Regrettably, HMRC’s record of identifying and stopping tax avoidance schemes and promoters has been woeful and sluggish for years. Whilst they are now taking more action – including the ‘naming and shaming’ of tax avoidance companies, listed on the HMRC website – the challenge is that it is already out of date when published. Companies have already ceased trading, so there is no real impact or benefit to the tax man.
Time for a change of tack
A complete change of approach is needed, including embracing industry expertise.
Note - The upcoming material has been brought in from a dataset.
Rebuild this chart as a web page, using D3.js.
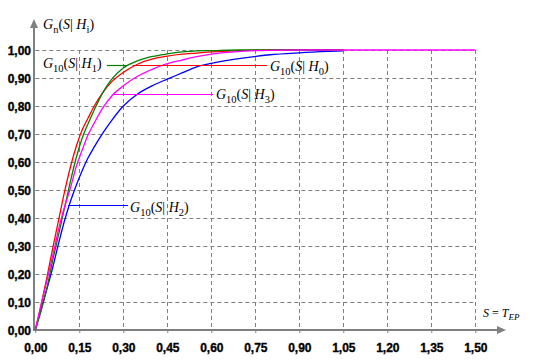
<!DOCTYPE html>
<html><head><meta charset="utf-8">
<script src="https://cdn.jsdelivr.net/npm/d3@7"></script>
<style>body{margin:0;background:#fff}svg{display:block}</style>
</head><body><svg id="c" width="540" height="360"></svg>
<script>
// ---- data ----
const sValues = [0, 0.02, 0.04, 0.06, 0.08, 0.10, 0.12, 0.14, 0.16, 0.18, 0.20, 0.23, 0.26, 0.30, 0.35, 0.40, 0.45, 0.50, 0.55, 0.60, 0.70, 0.80, 0.90, 1.00, 1.05, 1.50];
const gH0 = [0, 0.091, 0.19, 0.295, 0.395, 0.495, 0.583, 0.657, 0.715, 0.757, 0.798, 0.848, 0.886, 0.920, 0.950, 0.968, 0.978, 0.985, 0.989, 0.993, 0.998, 1.0, 1.0, 1.0, 1.0, null];
const gH1 = [0, 0.069, 0.152, 0.252, 0.343, 0.438, 0.532, 0.617, 0.686, 0.737, 0.784, 0.848, 0.895, 0.936, 0.962, 0.977, 0.986, 0.993, 0.997, 0.998, 1.0, 1.0, 1.0, 1.0, 1.0, null];
const gH2 = [0, 0.074, 0.148, 0.226, 0.312, 0.392, 0.460, 0.518, 0.570, 0.615, 0.652, 0.703, 0.748, 0.800, 0.844, 0.873, 0.896, 0.918, 0.940, 0.952, 0.970, 0.983, 0.990, 0.995, 0.997, null];
const gH3 = [0, 0.091, 0.178, 0.268, 0.362, 0.440, 0.508, 0.585, 0.643, 0.697, 0.737, 0.793, 0.835, 0.872, 0.907, 0.932, 0.951, 0.964, 0.976, 0.985, 0.995, 0.999, 1.0, 1.0, 1.0, 1.0];
const seriesNames = ["H2", "H0", "H1", "H3"];
const seriesColors = ["#0000ff", "#ff0000", "#008000", "#ff00ff"];
const xTickValues = [0, 0.15, 0.30, 0.45, 0.60, 0.75, 0.90, 1.05, 1.20, 1.35, 1.50];
const xTickLabels = ["0,00","0,15","0,30","0,45","0,60","0,75","0,90","1,05","1,20","1,35","1,50"];
const yTickValues = [0, 0.1, 0.2, 0.3, 0.4, 0.5, 0.6, 0.7, 0.8, 0.9, 1.0];
const yTickLabels = ["0,00","0,10","0,20","0,30","0,40","0,50","0,60","0,70","0,80","0,90","1,00"];
// annotations
const annSeries = ["H1", "H0", "H3", "H2"];
const annSub = ["1", "0", "3", "2"];
const annLevel = [0.946, 0.946, 0.843, 0.446];
const annLineFrom = [0.244, 0.332, 0.268, 0.112];
const annLineTo = [0.312, 0.79, 0.606, 0.316];
const annTextS = [0.026, 0.800, 0.616, 0.323];

const seriesData = {H0: gH0, H1: gH1, H2: gH2, H3: gH3};

// ---- chart ----
const svg = d3.select("#c");
const x = d3.scaleLinear().domain([0, 1.5]).range([35.3, 475.3]);
const y = d3.scaleLinear().domain([0, 1]).range([330, 50]);
const gray = "#808080";

// grid
const grid = svg.append("g").attr("stroke", gray).attr("stroke-dasharray", "4,3").attr("stroke-width", 1);
grid.selectAll("line.h").data(yTickValues.slice(1)).join("line")
  .attr("x1", x(0)).attr("x2", x(1.5))
  .attr("y1", d => Math.round(y(d)) + 0.5).attr("y2", d => Math.round(y(d)) + 0.5);
grid.selectAll("line.v").data(xTickValues.slice(1)).join("line")
  .attr("x1", d => Math.round(x(d)) + 0.5).attr("x2", d => Math.round(x(d)) + 0.5)
  .attr("y1", y(1)).attr("y2", y(0));

const tickFont = "Liberation Sans, Arial, sans-serif";
// x axis
const xAxis = svg.append("g").attr("transform", `translate(0,${y(0)})`)
  .call(d3.axisBottom(x).tickValues(xTickValues).tickSize(3).tickFormat((d, i) => xTickLabels[i]));
xAxis.select(".domain").remove();
xAxis.selectAll(".tick line").attr("stroke", gray);
xAxis.selectAll("text").attr("y", 22).attr("dy", 0)
  .attr("font-family", tickFont).attr("font-weight", "bold").attr("font-size", 12)
  .attr("fill", "#000").attr("stroke", "#000").attr("stroke-width", 0.35);

// y axis
const yAxis = svg.append("g").attr("transform", `translate(34,0)`)
  .call(d3.axisLeft(y).tickValues(yTickValues).tickSize(0).tickPadding(3).tickFormat((d, i) => yTickLabels[i]));
yAxis.select(".domain").remove();
yAxis.selectAll("text").attr("dy", "0.36em")
  .attr("font-family", tickFont).attr("font-weight", "bold").attr("font-size", 12)
  .attr("fill", "#000").attr("stroke", "#000").attr("stroke-width", 0.35);

// axis lines with arrows
svg.append("line").attr("x1", 34).attr("x2", 34).attr("y1", 331).attr("y2", 26).attr("stroke", gray).attr("stroke-width", 2);
svg.append("path").attr("d", "M34,19 L30,28 L38,28 Z").attr("fill", gray);
svg.append("line").attr("x1", 33).attr("x2", 500).attr("y1", 330).attr("y2", 330).attr("stroke", gray).attr("stroke-width", 2);
svg.append("path").attr("d", "M506,330 L497,326 L497,334 Z").attr("fill", gray);

// curves
const line = d3.line()
  .defined(d => d[1] !== null)
  .x(d => x(d[0])).y(d => y(d[1]))
  .curve(d3.curveMonotoneX);
seriesNames.forEach((name, i) => {
  const pts = sValues.map((s, j) => [s, seriesData[name][j]]);
  svg.append("path").datum(pts).attr("d", line)
    .attr("fill", "none").attr("stroke", seriesColors[i]).attr("stroke-width", 1.3);
});

// annotations
const serif = "Liberation Serif, Times New Roman, serif";
function mathLabel(g, xPos, yPos, sub1, sym, sub2, size) {
  const t = g.append("text").attr("x", xPos).attr("y", yPos)
    .attr("font-family", serif).attr("font-size", size).attr("fill", "#000");
  t.append("tspan").attr("font-style", "italic").text("G");
  t.append("tspan").attr("font-size", size * 0.75).attr("dy", 4).text(sub1);
  t.append("tspan").attr("dy", -4).text("(");
  t.append("tspan").attr("font-style", "italic").text("S");
  t.append("tspan").text("| ");
  t.append("tspan").attr("font-style", "italic").text(sym);
  t.append("tspan").attr("font-size", size * 0.75).attr("dy", 4).text(sub2);
  t.append("tspan").attr("dy", -4).text(")");
  return t;
}
const textDy = [2, 5, 4, 6];
annSeries.forEach((name, i) => {
  const col = seriesColors[seriesNames.indexOf(name)];
  const yy = Math.round(y(annLevel[i])) + 0.5;
  svg.append("line").attr("x1", x(annLineFrom[i])).attr("x2", x(annLineTo[i]))
    .attr("y1", yy).attr("y2", yy).attr("stroke", col).attr("stroke-width", 1.2);
  mathLabel(svg, x(annTextS[i]), yy + textDy[i], "10", "H", annSub[i], 14);
});

// axis titles
mathLabel(svg, 43, 29, "n", "H", "i", 14);
const xt = svg.append("text").attr("x", 483).attr("y", 317)
  .attr("font-family", serif).attr("font-size", 12).attr("fill", "#000");
xt.append("tspan").attr("font-style", "italic").text("S");
xt.append("tspan").text(" = ");
xt.append("tspan").attr("font-style", "italic").text("T");
xt.append("tspan").attr("font-style", "italic").attr("font-size", 9).attr("dy", 3).text("EP");
</script></body></html>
Investigating smaller promoters as well as the large, taking action faster, increased enforcement activity within agencies, accountants and tax advisors helping to drive workers to these schemes by acting as enablers.
Without meaningful action, agency workers will continue to be exploited and genuine compliant businesses discouraged from operating or worse, they will cease to exist because they cannot compete.
Expert advice
Janet De-Havilland, Chief Executive of global compliance and employment consulting firm Pendragon Consultancy said ‘there is a plethora of information on the internet, in news publications, industry journals about the scourge of tax avoidance rampaging through the contracting and temping sectors unabated. She was extremely disappointed by the total lack of acknowledgement and the ‘failure to address’ these important issues in this budget with no attempt to provide a remedy or reform of these practices and once again no ‘employment bill’.
Specialist firm, Pendragon, industry trade bodies FCSA, APSCO, REC, JobsAware, and others, have regular interactions and dialog with HMRC and BEIS regarding the harm being caused and the erosion of worker rights. In the absence of regulation, they aim to provide a collaborative approach to non-compliance in the interim.